The shop retains much of its old-world charm with its old world rates. A Dettol shave costs Rs 30, while foam shaves and champis (head massages) costs Rs 40 each – perfectly affordable for university students, mostly boys, living in the area. Occasionally, girls from nearby St Stephen’s College would come for a trim but the two shy men would find ways to politely turn them away. “Ajeeb lagta hai, yaha zyaadatar sirf ladke hi aate hai (it feels awkward, we usually get only male customers)”, says an embarrassed Rajkumar.

Photographed by Kirti Narain for Homegrown

A Shop in a Box

The shop itself is hardly big enough to fit four people at once. There are two vintage chairs for customers and a small wooden bench at the back covers half the entrance. A framed picture of Deep Chand’s hangs over a small sink in the corner. The marble countertop is a new addition. On it rest a host of products – Old Spice Aftershave, Afsana Natural Gulab Jal, BaBa Attar-A-Mogra Talc and Lancet Shaving Foam among other things. A box of hair clippers gathers dust in a shelf above the mirror. The walls usually have framed news clippings and certificates of the legendary barber which were taken down when the shop was painted recently but the two are happy enough to take the frames out and show whoever asks.

In one photograph, Deep Chand can be seen cutting former Delhi Lt Governor AN Jha’s hair at his residence. Another is a framed letter from Murli Manohar Joshi’s office “wishing him well” and certifying that he has been an “expert hairdresser” for five decades. Narayan describes Deep Chand’s dependable scooter which never stayed parked in one spot for too long. “Puri Dilli ke chakkar lagate the logo ki hajamat karne ke liye, (he used to ride around all of Delhi on that scooter to keep his appointments)” he says.

Though the shop doesn’t see the same business as before, some old customers find their way back. There’s an ex-university professor who makes a trip every now and then all the way from Noida, Rajkumar says amazed. “Bas itihas se chal rahi hai, aur kuch nahi, (it’s running because of its history, nothing more),” he adds.

As the day progresses, the slow Saturday morning turns into a relatively fruitful business day. Jacob Cherian, a professor of Physics at St Stephen’s College, has been coming to get his hair cut from Deep Chand since 1992. “He had a great memory. Even if you came back after six months, he would remember your face, ask about work and your family,” says Cherian. “People like that always leave an impression,” he adds.

Photographed by Kirti Narain for Homegrown

Surviving in Delhi

The little business the shop makes, however, is not always enough to make ends meet.

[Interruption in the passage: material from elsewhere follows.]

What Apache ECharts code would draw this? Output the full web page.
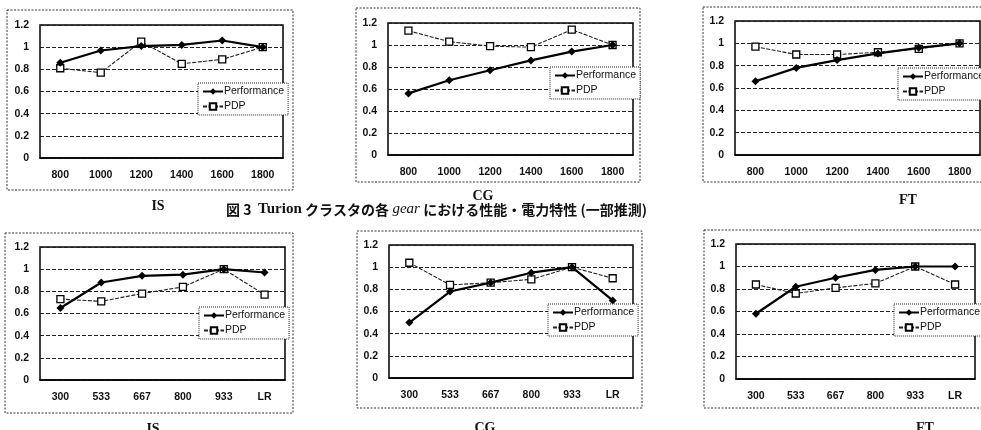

The shop belongs to the university, and Rajkumar and Narayan owe Rs 3,630 to neighbouring Gwyer Hall, the oldest hostel for post-graduate men in the university, every month. The two are behind on rent by a month. For every day’s delay, they are fined Rs 50.

Every month they manage to make five or six thousand rupees, some of which has to either be sent back home or has to pay for their ticket to go home themselves. Back in the village, they have some land to grow their own food but the shop in Delhi is their main source of income. At night, they stack up the chairs and sleep on the floor of their shop – paying rent in Delhi is not an expense they can afford. In summer months, only the fan (probably as old as the shop itself) has to suffice for ventilation. But food, of course, is taken care of in a university that caters to youngsters on shoe-string budgets.

Nobody from Deep Chand’s family came forward to take care of the shop after he died. For some time, they had an arrangement with Deep Chand’s daughter-in-law but in the last few years, the two have just dealt with the university directly. But they have no bitterness. There is security enough that as long as they pay rent, the shop will remain by virtue of Deep Chand’s legacy, which they are happy to take forward. Even on slow business days, the two can be seen sipping chai on the wooden plank outside their shop and chatting with friends. There is food on the table and their masterji in their hearts and despite all the hardships of the city that seems to be enough for them.